Police intensify anti-FGM operations after circumcision of 14 young girls
Police on Monday said they have intensified anti-female genital mutilation operations in Kween District.
A 50-year-old ring leader of the FGM operations in Sipi region was charged with aiding and abetting FGM together with other 17 suspects.
The group was arrested after authorities foiled their plans to conduct FMG operations in some villages.
Uganda outlawed the ritual of FGM in 2010 but it continues in some rural communities
Police authorities say efforts are underway to trace for victims in three separate were about 14 girls were mutilated.
"The police are absolutely committed to fighting FGM, and do hope that the successful prosecution of the perpetrators including parents, husbands and victims who mutate themselves, will act as deterrents," part of the statement by police spokesperson Fred Enanga reads.
He adds: "We have meanwhile established contacts with influential community members and other stakeholders to challenge the practice; as well as tasked teachers, health and social care professionals to report cases of FGM once established in the course of their duties in schools and hospitals."

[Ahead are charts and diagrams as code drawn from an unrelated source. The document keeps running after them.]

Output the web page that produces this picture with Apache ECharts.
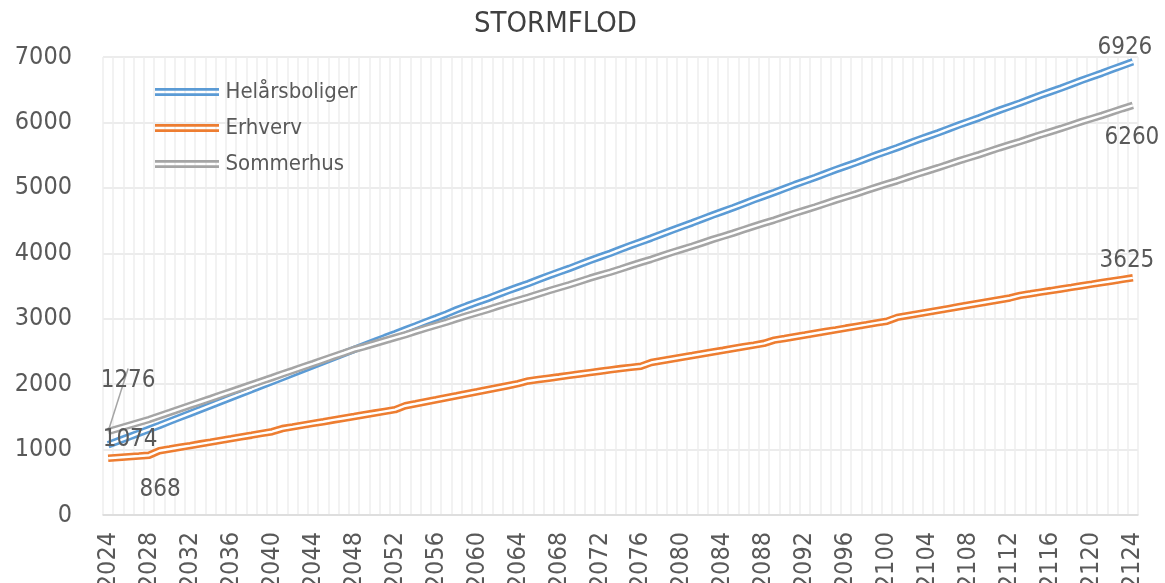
<!DOCTYPE html>
<html>
<head>
<meta charset="utf-8">
<title>Stormflod</title>
<script src="https://cdn.jsdelivr.net/npm/echarts@6/dist/echarts.min.js"></script>
<style>
html, body { margin: 0; padding: 0; background: #fff; }
#chart { width: 1165px; height: 583px; }
</style>
</head>
<body>
<div id="chart"></div>
<script>
// years on the category axis
var years = [
    '2024', '2025', '2026', '2027', '2028', '2029', '2030', '2031', '2032', '2033',
    '2034', '2035', '2036', '2037', '2038', '2039', '2040', '2041', '2042', '2043',
    '2044', '2045', '2046', '2047', '2048', '2049', '2050', '2051', '2052', '2053',
    '2054', '2055', '2056', '2057', '2058', '2059', '2060', '2061', '2062', '2063',
    '2064', '2065', '2066', '2067', '2068', '2069', '2070', '2071', '2072', '2073',
    '2074', '2075', '2076', '2077', '2078', '2079', '2080', '2081', '2082', '2083',
    '2084', '2085', '2086', '2087', '2088', '2089', '2090', '2091', '2092', '2093',
    '2094', '2095', '2096', '2097', '2098', '2099', '2100', '2101', '2102', '2103',
    '2104', '2105', '2106', '2107', '2108', '2109', '2110', '2111', '2112', '2113',
    '2114', '2115', '2116', '2117', '2118', '2119', '2120', '2121', '2122', '2123',
    '2124'
];

var helaarsboliger = [
    1074, 1133, 1192, 1251, 1310, 1369, 1431, 1492, 1553, 1613,
    1675, 1736, 1797, 1857, 1918, 1980, 2040, 2101, 2163, 2224,
    2285, 2346, 2408, 2469, 2530, 2590, 2650, 2711, 2770, 2830,
    2890, 2951, 3010, 3070, 3136, 3196, 3252, 3307, 3367, 3427,
    3483, 3538, 3598, 3658, 3714, 3769, 3829, 3889, 3945, 4000,
    4060, 4120, 4176, 4232, 4292, 4352, 4409, 4465, 4525, 4585,
    4641, 4697, 4757, 4817, 4874, 4930, 4990, 5049, 5104, 5159,
    5218, 5277, 5332, 5387, 5446, 5505, 5559, 5614, 5673, 5732,
    5787, 5842, 5901, 5960, 6015, 6070, 6129, 6188, 6243, 6298,
    6357, 6416, 6471, 6526, 6585, 6644, 6699, 6754, 6813, 6870,
    6926
];

var erhverv = [
    868, 879, 890, 901, 914, 982, 1008, 1035, 1061, 1088,
    1114, 1141, 1167, 1194, 1220, 1247, 1273, 1321, 1347, 1374,
    1400, 1426, 1453, 1479, 1505, 1532, 1558, 1584, 1610, 1670,
    1700, 1731, 1761, 1792, 1822, 1853, 1883, 1914, 1945, 1976,
    2007, 2049, 2070, 2091, 2112, 2134, 2155, 2176, 2197, 2218,
    2238, 2256, 2274, 2330, 2357, 2384, 2411, 2437, 2464, 2491,
    2517, 2544, 2571, 2597, 2624, 2672, 2698, 2725, 2751, 2778,
    2804, 2830, 2857, 2883, 2909, 2936, 2962, 3020, 3047, 3074,
    3101, 3128, 3155, 3182, 3209, 3236, 3263, 3290, 3317, 3357,
    3381, 3406, 3430, 3455, 3479, 3504, 3528, 3553, 3577, 3601,
    3625
];

var sommerhus = [
    1276, 1322, 1368, 1414, 1460, 1514, 1567, 1621, 1674, 1727,
    1780, 1834, 1887, 1940, 1994, 2047, 2100, 2155, 2208, 2262,
    2315, 2369, 2423, 2476, 2530, 2572, 2618, 2665, 2710, 2755,
    2805, 2854, 2900, 2946, 2996, 3045, 3091, 3137, 3187, 3236,
    3282, 3328, 3378, 3427, 3473, 3519, 3569, 3619, 3665, 3710,
    3760, 3812, 3860, 3908, 3960, 4012, 4060, 4108, 4160, 4212,
    4260, 4308, 4360, 4412, 4460, 4508, 4560, 4612, 4660, 4708,
    4760, 4812, 4860, 4908, 4960, 5012, 5060, 5108, 5160, 5212,
    5260, 5308, 5360, 5412, 5460, 5508, 5560, 5612, 5660, 5708,
    5760, 5812, 5860, 5908, 5960, 6012, 6060, 6108, 6160, 6212,
    6260
];

var yTicks = [0, 1000, 2000, 3000, 4000, 5000, 6000, 7000];

var FONT = "'Liberation Sans Narrow', 'DejaVu Sans Condensed', 'Open Sans', sans-serif";
var TXT = '#595959';

function valueLabel(offset) {
    return {
        show: true,
        position: 'inside',
        offset: offset,
        formatter: '{c}',
        fontFamily: FONT,
        fontSize: 24,
        color: TXT
    };
}

// put a label on the first and last point only
function withLabels(values, firstLabel, lastLabel, lastNoLine) {
    return values.map(function (v, i) {
        if (i === 0) return { value: v, label: firstLabel };
        if (i === values.length - 1) {
            var item = { value: v, label: lastLabel };
            if (lastNoLine) item.labelLine = { show: false };
            return item;
        }
        return v;
    });
}

// excel style double line: a wide coloured line with a thin white one on top
function doubleLine(name, values, color, data, extra) {
    var outer = {
        name: name,
        type: 'line',
        data: data,
        symbol: 'circle',
        symbolSize: 0,
        showAllSymbol: true,
        lineStyle: { color: color, width: 7.5 },
        itemStyle: { color: color },
        emphasis: { disabled: true },
        label: { show: false }
    };
    if (extra) Object.assign(outer, extra);
    var inner = {
        name: name + ' ',
        type: 'line',
        data: values,
        symbol: 'none',
        silent: true,
        lineStyle: { color: '#ffffff', width: 2.4 },
        emphasis: { disabled: true }
    };
    return [outer, inner];
}

var dblIcon = 'path://M0,0H60V2.5H0Z M0,5H60V7.5H0Z';

var chart = echarts.init(document.getElementById('chart'));

var series = [].concat(
    doubleLine('Helårsboliger', helaarsboliger, '#5b9bd5',
        withLabels(helaarsboliger, valueLabel([22, -5]), valueLabel([-8, -14]))),
    doubleLine('Erhverv', erhverv, '#ed7d31',
        withLabels(erhverv, valueLabel([52, 32]), valueLabel([-6, -17]))),
    doubleLine('Sommerhus', sommerhus, '#a5a5a5',
        withLabels(sommerhus, valueLabel([0, 0]), valueLabel([0, 0]), true), {
            labelLine: { show: true, lineStyle: { color: '#a5a5a5', width: 1.5 } },
            labelLayout: function (params) {
                if (params.dataIndex === 0) return { dx: 20, dy: -51 };
                return { dx: -1, dy: 32 };
            }
        })
);

var option = {
    animation: false,
    backgroundColor: '#ffffff',
    title: {
        text: 'STORMFLOD',
        left: 469,
        top: 5,
        textStyle: { fontFamily: FONT, fontSize: 29, fontWeight: 'normal', color: '#404040' }
    },
    legend: {
        data: [
            { name: 'Helårsboliger', icon: dblIcon },
            { name: 'Erhverv', icon: dblIcon },
            { name: 'Sommerhus', icon: dblIcon }
        ],
        orient: 'vertical',
        left: 150,
        top: 76,
        itemWidth: 67,
        itemHeight: 8,
        itemGap: 14,
        selectedMode: false,
        textStyle: { fontFamily: FONT, fontSize: 22, color: TXT }
    },
    grid: {
        left: 103,
        right: 27,
        top: 57,
        bottom: 68,
        containLabel: false,
        outerBoundsMode: 'none'
    },
    xAxis: {
        type: 'category',
        data: years,
        boundaryGap: true,
        axisLine: { lineStyle: { color: '#d9d9d9', width: 1.5 } },
        axisTick: { show: false },
        axisLabel: {
            interval: 3,
            rotate: 90,
            margin: 17,
            fontFamily: FONT,
            fontSize: 25,
            color: TXT
        },
        splitLine: { show: true, interval: 0, lineStyle: { color: '#eeeeee', width: 1.5 } }
    },
    yAxis: {
        type: 'value',
        min: yTicks[0],
        max: yTicks[yTicks.length - 1],
        interval: yTicks[1] - yTicks[0],
        axisLine: { show: false },
        axisTick: { show: false },
        axisLabel: {
            margin: 31,
            fontFamily: FONT,
            fontSize: 25,
            color: TXT,
            formatter: function (v) { return String(v); }
        },
        splitLine: { lineStyle: { color: '#e6e6e6', width: 1.5 } }
    },
    series: series
};

chart.setOption(option);
</script>
</body>
</html>
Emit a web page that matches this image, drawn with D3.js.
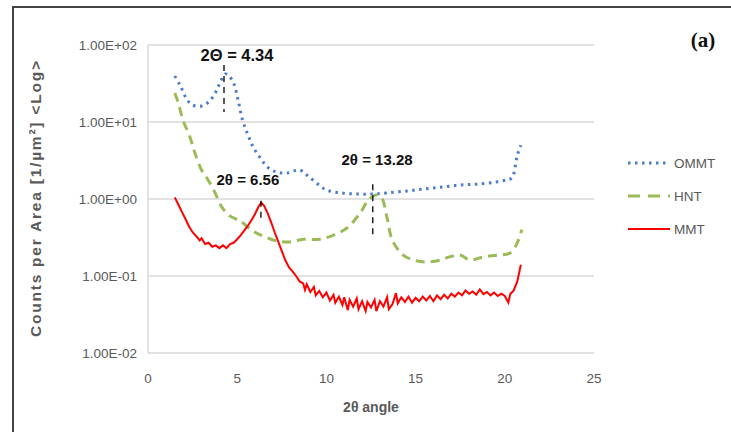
<!DOCTYPE html>
<html>
<head>
<meta charset="utf-8">
<script src="https://cdn.jsdelivr.net/npm/d3@7"></script>
<style>
  body { margin: 0; background: #fff; }
  text { font-family: "Liberation Sans", Arial, sans-serif; }
</style>
</head>
<body>
<svg width="731" height="432"></svg>
<script>
// data: [2theta, counts]
var ommt = [[1.5,39.5],[1.8,30],[2.2,19.3],[2.5,16.6],[3.0,16.1],[3.4,18.2],[3.8,24.5],[4.05,33],
  [4.34,42],[4.5,40.7],[4.8,32],[5.05,19.3],[5.3,10.6],[5.6,6.8],[5.9,4.7],[6.3,3.4],[6.7,2.6],
  [7.2,2.24],[7.8,2.18],[8.5,2.38],[8.9,2.05],[9.45,1.61],[10.0,1.31],[10.8,1.2],[11.7,1.16],
  [12.6,1.16],[13.4,1.2],[14.5,1.27],[15.5,1.35],[16.5,1.43],[17.5,1.52],[18.5,1.56],[19.5,1.66],
  [20.1,1.77],[20.4,1.88],[20.7,3.7],[20.9,5.0]];

var hnt = [[1.5,23.8],[1.7,17.7],[1.96,10.6],[2.35,6.4],[2.63,3.95],[3.0,2.38],[3.37,1.77],[3.76,1.2],
  [4.13,0.79],[4.6,0.6],[5.16,0.52],[5.9,0.38],[6.46,0.33],[7.2,0.285],[7.96,0.277],[8.7,0.3],
  [9.6,0.3],[10.4,0.34],[11.15,0.42],[11.9,0.66],[12.35,0.97],[12.8,1.13],[13.1,1.03],[13.4,0.57],
  [13.7,0.29],[14.3,0.187],[14.9,0.161],[15.6,0.152],[16.4,0.161],[16.9,0.177],[17.5,0.187],
  [18.05,0.161],[18.8,0.177],[19.6,0.187],[20.3,0.199],[20.7,0.27],[20.95,0.4]];

var mmt = [[1.5,1.05],[1.7,0.85],[1.9,0.68],[2.1,0.55],[2.3,0.44],[2.5,0.37],[2.7,0.33],[2.9,0.29],
  [3.0,0.31],[3.2,0.26],[3.4,0.27],[3.6,0.24],[3.8,0.25],[4.0,0.23],[4.2,0.25],[4.4,0.23],[4.6,0.26],
  [4.8,0.27],[5.0,0.30],[5.2,0.34],[5.4,0.39],[5.6,0.45],[5.8,0.53],[6.0,0.64],[6.2,0.80],[6.35,0.90],
  [6.5,0.82],[6.7,0.66],[6.9,0.50],[7.1,0.37],[7.3,0.28],[7.5,0.21],[7.7,0.16],[7.9,0.13],[8.1,0.115],
  [8.3,0.10],[8.5,0.085],[8.7,0.080],[8.8,0.066],[8.9,0.078],[9.1,0.062],[9.3,0.072],[9.4,0.056],
  [9.6,0.064],[9.8,0.053],[10.0,0.061],[10.2,0.048],[10.4,0.057],[10.5,0.045],[10.7,0.054],[10.9,0.042],
  [11.0,0.053],[11.2,0.036],[11.3,0.049],[11.5,0.040],[11.7,0.051],[11.8,0.037],[12.0,0.047],
  [12.2,0.035],[12.3,0.046],[12.5,0.039],[12.7,0.049],[12.8,0.035],[13.0,0.047],[13.2,0.040],
  [13.4,0.053],[13.5,0.037],[13.7,0.043],[13.9,0.060],[14.0,0.044],[14.2,0.053],[14.4,0.046],
  [14.6,0.054],[14.8,0.045],[15.0,0.052],[15.2,0.047],[15.4,0.054],[15.6,0.048],[15.8,0.055],
  [16.0,0.047],[16.2,0.056],[16.4,0.050],[16.6,0.057],[16.8,0.051],[17.0,0.059],[17.2,0.054],
  [17.4,0.061],[17.6,0.056],[17.8,0.065],[18.0,0.059],[18.2,0.063],[18.4,0.057],[18.6,0.067],
  [18.8,0.058],[19.0,0.062],[19.2,0.056],[19.4,0.061],[19.6,0.055],[19.8,0.059],[20.0,0.055],
  [20.2,0.045],[20.3,0.058],[20.5,0.065],[20.7,0.085],[20.9,0.14]];

var xTicks = [0, 5, 10, 15, 20, 25];
var yTicks = [0.01, 0.1, 1, 10, 100];
var yTickLabels = ['1.00E-02', '1.00E-01', '1.00E+00', '1.00E+01', '1.00E+02'];

// annotations: label, x of dashed line, top/bottom value of line, label position
var notes = [
  {text: '2\u0398 = 4.34', x: 4.26, top: 55, bottom: 13.5, lx: 4.99, ly: 62, size: 16.5},
  {text: '2\u03b8 = 6.56', x: 6.33, top: 0.95, bottom: 0.55, lx: 5.6, ly: 1.52, size: 15},
  {text: '2\u03b8 = 13.28', x: 12.6, top: 1.55, bottom: 0.33, lx: 12.84, ly: 2.75, size: 15}
];

var series = [
  {name: 'OMMT', data: ommt, color: '#4a7cc7', width: 3, dash: '2.5 4.5', curve: d3.curveCatmullRom},
  {name: 'HNT', data: hnt, color: '#9bbb59', width: 3, dash: '9 6', curve: d3.curveCatmullRom},
  {name: 'MMT', data: mmt, color: '#ff0000', width: 2, dash: null, curve: d3.curveLinear}
];

var svg = d3.select('svg');

var scaleX = d3.scaleLinear().domain([0, 25]).range([148, 594]);
var scaleY = d3.scaleLog().domain([0.01, 100]).range([353, 45]);

// outer frame
svg.append('rect')
    .attr('x', 13).attr('y', 7)
    .attr('width', 740).attr('height', 440)
    .attr('fill', 'none')
    .attr('stroke', '#444')
    .attr('stroke-width', 2);

// grid
svg.selectAll('.grid')
    .data(yTicks)
    .enter()
    .append('line')
    .attr('x1', scaleX(0)).attr('x2', scaleX(25))
    .attr('y1', function(d){ return scaleY(d) })
    .attr('y2', function(d){ return scaleY(d) })
    .attr('stroke', '#d9d9d9')
    .attr('stroke-width', 1.5);

svg.append('line')
    .attr('x1', scaleX(0)).attr('x2', scaleX(0))
    .attr('y1', scaleY(100)).attr('y2', scaleY(0.01))
    .attr('stroke', '#d9d9d9')
    .attr('stroke-width', 1.5);

// y tick labels
svg.selectAll('.ylab')
    .data(yTicks)
    .enter()
    .append('text')
    .attr('x', 137)
    .attr('y', function(d){ return scaleY(d) + 5 })
    .attr('text-anchor', 'end')
    .attr('font-size', 13.5)
    .attr('fill', '#595959')
    .text(function(d, i){ return yTickLabels[i] });

// x tick labels
svg.selectAll('.xlab')
    .data(xTicks)
    .enter()
    .append('text')
    .attr('x', function(d){ return scaleX(d) })
    .attr('y', 383)
    .attr('text-anchor', 'middle')
    .attr('font-size', 13.5)
    .attr('fill', '#595959')
    .text(function(d){ return d });

// axis titles
svg.append('text')
    .attr('x', 371)
    .attr('y', 412)
    .attr('text-anchor', 'middle')
    .attr('font-size', 14)
    .attr('font-weight', 'bold')
    .attr('fill', '#595959')
    .text('2\u03b8 angle');

svg.append('text')
    .attr('transform', 'translate(41,199) rotate(-90)')
    .attr('text-anchor', 'middle')
    .attr('font-size', 15.5)
    .attr('font-weight', 'bold')
    .attr('fill', '#595959')
    .attr('textLength', 276)
    .attr('lengthAdjust', 'spacing')
    .text('Counts per Area [1/\u00b5m\u00b2] <Log>');

// series
series.forEach(function(s){
    var line = d3.line()
        .x(function(d){ return scaleX(d[0]) })
        .y(function(d){ return scaleY(d[1]) })
        .curve(s.curve);
    svg.append('path')
        .datum(s.data)
        .attr('d', line)
        .attr('fill', 'none')
        .attr('stroke', s.color)
        .attr('stroke-width', s.width)
        .attr('stroke-dasharray', s.dash);
});

// annotations
notes.forEach(function(n){
    svg.append('line')
        .attr('x1', scaleX(n.x)).attr('x2', scaleX(n.x))
        .attr('y1', scaleY(n.top)).attr('y2', scaleY(n.bottom))
        .attr('stroke', '#000')
        .attr('stroke-width', 1.3)
        .attr('stroke-dasharray', '6 5');
    svg.append('text')
        .attr('x', scaleX(n.lx))
        .attr('y', scaleY(n.ly))
        .attr('text-anchor', 'middle')
        .attr('font-size', n.size)
        .attr('font-weight', 'bold')
        .attr('fill', '#111')
        .text(n.text);
});

// legend
var legend = svg.selectAll('.legend')
    .data(series)
    .enter()
    .append('g')
    .attr('transform', function(d, i){ return 'translate(628,' + (163 + i * 33) + ')' });

legend.append('line')
    .attr('x1', 0).attr('x2', 42)
    .attr('stroke', function(d){ return d.color })
    .attr('stroke-width', function(d){ return d.width })
    .attr('stroke-dasharray', function(d){ return d.name == 'HNT' ? '12 8' : d.dash });

legend.append('text')
    .attr('x', 46)
    .attr('y', 5)
    .attr('font-size', 13.5)
    .attr('fill', '#595959')
    .text(function(d){ return d.name });

// panel tag
svg.append('text')
    .attr('x', 703)
    .attr('y', 47)
    .attr('text-anchor', 'middle')
    .attr('font-size', 21)
    .attr('font-weight', 'bold')
    .attr('fill', '#111')
    .style('font-family', '"Liberation Serif", serif')
    .text('(a)');
</script>
</body>
</html>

Female genital mutilation (FGM) includes procedures that intentionally alter or cause injury to the female genital organs for non-medical reasons, according to the World Health Organisation.
More than 200 million girls and women alive today have been cut in 30 countries in Africa, the Middle East and Asia where FGM is concentrated.
In 2008, the World Health Assembly passed a resolution on the elimination of FGM.